UVA Health Team Maps Brain’s Blood Pressure Control Center
Doctors usually focus on a person's average blood pressure, but research increasingly shows that how much blood pressure fluctuates from moment to moment is just as important. Excessive, short-term variability is a strong and independent predictor of heart disease, stroke, and brain injury.
A team in UVA School of Medicine Department of Pharmacology has identified a group of nerve cells in the brainstem — a region that controls vital automatic functions — that act as a stabilizing system for blood pressure. The new research suggests these cells help prevent fluctuations when the body shifts between everyday activities such as sleeping, waking up, standing, or exercising.

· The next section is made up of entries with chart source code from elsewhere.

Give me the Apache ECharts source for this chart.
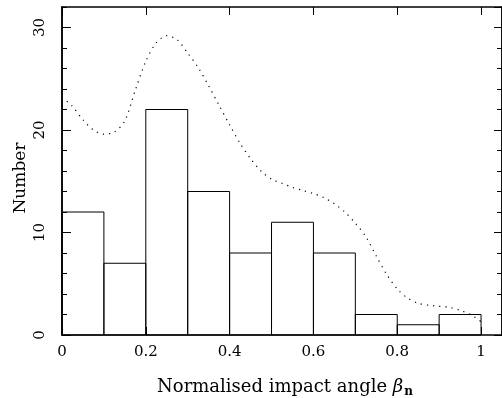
<!DOCTYPE html>
<html>
<head>
<meta charset="utf-8">
<script src="https://cdn.jsdelivr.net/npm/echarts@6/dist/echarts.min.js"></script>
<style>
  html, body { margin: 0; padding: 0; background: #fff; }
  #chart { width: 502px; height: 398px; }
</style>
</head>
<body>
<div id="chart"></div>
<script>
// histogram bins (left edge, right edge) and counts
const binLo = [0, 0.1, 0.2, 0.3, 0.4, 0.5, 0.6, 0.7, 0.8, 0.9];
const binHi = [0.1, 0.2, 0.3, 0.4, 0.5, 0.6, 0.7, 0.8, 0.9, 1.0];
const counts = [12, 7, 22, 14, 8, 11, 8, 2, 1, 2];

// dotted smoothed distribution, read every 0.025
const curveX = [0, 0.025, 0.05, 0.075, 0.1, 0.125, 0.15, 0.175, 0.2, 0.225, 0.25, 0.275, 0.3, 0.325,
  0.35, 0.375, 0.4, 0.425, 0.45, 0.475, 0.5, 0.525, 0.55, 0.575, 0.6, 0.625, 0.65, 0.675, 0.7,
  0.725, 0.75, 0.775, 0.8, 0.825, 0.85, 0.875, 0.9, 0.925, 0.95, 0.975, 1.0];
const curveY = [23.2, 22.3, 21.0, 20.0, 19.6, 19.8, 20.9, 23.9, 26.7, 28.5, 29.2, 28.8, 27.5, 26.1,
  24.3, 22.4, 20.5, 18.7, 17.2, 16.0, 15.2, 14.8, 14.4, 14.1, 13.8, 13.4, 12.8, 12.0, 10.9,
  9.6, 7.7, 5.9, 4.5, 3.6, 3.1, 2.9, 2.8, 2.7, 2.4, 2.0, 1.3];

const font = 'DejaVu Serif';
const chart = echarts.init(document.getElementById('chart'));

const histData = binLo.map((x, i) => [x, binHi[i], counts[i]]);
const curveData = curveX.map((x, i) => [x, curveY[i]]);

const frameLine = { show: true, onZero: false, lineStyle: { color: '#000', width: 1.5 } };
const tickStyle = { color: '#000', width: 1 };

function yAxisDef(pos, interval, len, labels) {
  return {
    type: 'value', position: pos, min: 0, max: 32, interval: interval,
    axisLine: frameLine,
    axisTick: { show: true, inside: true, length: len, lineStyle: tickStyle },
    axisLabel: labels ? {
      show: true, rotate: 90, margin: 14, color: '#000', fontFamily: font, fontSize: 15,
      showMaxLabel: false
    } : { show: false },
    splitLine: { show: false }
  };
}

chart.setOption({
  animation: false,
  grid: { left: 62, top: 7, width: 442, height: 328 },
  xAxis: [
    {
      type: 'value', position: 'bottom', min: 0, max: 1.05, interval: 0.2,
      axisLine: frameLine,
      axisTick: { show: true, inside: true, length: 8, lineStyle: tickStyle },
      axisLabel: { color: '#000', fontFamily: font, fontSize: 15, margin: 10, showMaxLabel: false },
      splitLine: { show: false }
    },
    {
      type: 'value', position: 'top', min: 0, max: 1.05, interval: 0.2,
      axisLine: frameLine,
      axisTick: { show: true, inside: true, length: 8, lineStyle: tickStyle },
      axisLabel: { show: false },
      splitLine: { show: false }
    }
  ],
  yAxis: [
    yAxisDef('left', 10, 9, true),
    yAxisDef('left', 2, 5, false),
    yAxisDef('right', 10, 8, false),
    yAxisDef('right', 2, 5, false)
  ],
  graphic: [
    {
      type: 'text', x: 21, y: 178, rotation: Math.PI / 2,
      style: { text: 'Number', font: '17px "' + font + '"', fill: '#000', align: 'center', verticalAlign: 'middle' }
    },
    {
      type: 'text', x: 285, y: 387,
      style: {
        text: 'Normalised impact angle {b|β}{n|n}',
        font: '18px "' + font + '"', fill: '#000', align: 'center', verticalAlign: 'middle',
        rich: {
          b: { fontFamily: font, fontSize: 18, fontStyle: 'italic', fill: '#000' },
          n: { fontFamily: font, fontSize: 12, fontWeight: 'bold', fill: '#000', padding: [9, 0, 0, 1] }
        }
      }
    }
  ],
  series: [
    {
      type: 'custom',
      xAxisIndex: 0, yAxisIndex: 0,
      data: histData,
      encode: { x: [0, 1], y: 2 },
      renderItem: function (params, api) {
        const p0 = api.coord([api.value(0), api.value(2)]);
        const p1 = api.coord([api.value(1), 0]);
        return {
          type: 'rect',
          shape: { x: p0[0], y: p0[1], width: p1[0] - p0[0], height: p1[1] - p0[1] },
          style: { fill: 'none', stroke: '#000', lineWidth: 1 }
        };
      }
    },
    {
      type: 'line',
      xAxisIndex: 0, yAxisIndex: 0,
      data: curveData,
      smooth: 0.3,
      showSymbol: false,
      lineStyle: { color: '#000', width: 1.2, type: [1.2, 5] }
    }
  ]
});
</script>
</body>
</html>
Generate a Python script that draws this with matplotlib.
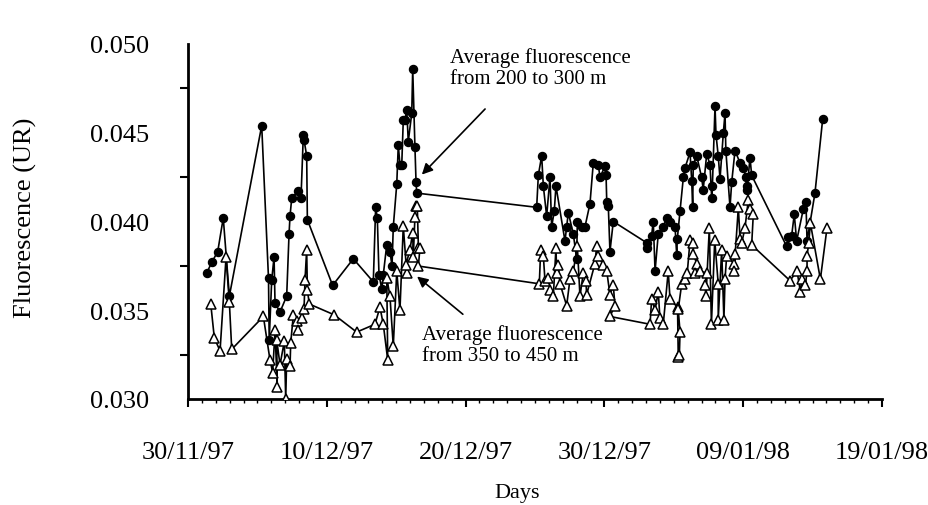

"What we found is that a loss of just a few hundred nerve cells leads to unstable blood pressure even though the mean blood pressure was normal," says UVA’s Stephen Abbott, PhD, the lead investigator of the study. "This shows that the system that keeps blood pressure steady from moment to moment is no longer working."
Loss or dysfunction of these same brain cells already has been documented in people with multiple system atrophy, a rare and fatal neurological disease related to Parkinson's disease that is marked by severe blood pressure problems. The findings suggest that similar brain-based mechanisms could contribute to blood pressure instability in other conditions where average blood pressure appears normal by standard measurements. The findings could open the door to treatments to stabilize blood pressure and prevent those harmful effects.
"Our work emphasizes a new appreciation for how we think about blood pressure problems," Abbott says. "It's not just about lowering the numbers — it's about keeping blood pressure stable from moment to moment."
Abbott and his colleagues have published their blood pressure findings in the scientific journal Circulation Research. The research team consisted of George M.P.R. Souza, Harsha Thakkalapally, Faye E. Berry, Leah F. Wisniewski, Ulrich M. Atongazi, Daniel S. Stornetta, and Abbott. The scientists have no financial interest in the work.
The research was supported by the National Institutes of Health grant HL148004.
Finding new ways to understand and treat the most complex and challenging medical conditions is a primary mission for the UVA Paul and Diane Manning Institute of Biotechnology. The institute aims to accelerate how quickly lab discoveries can be translated into lifesaving new treatments for patients.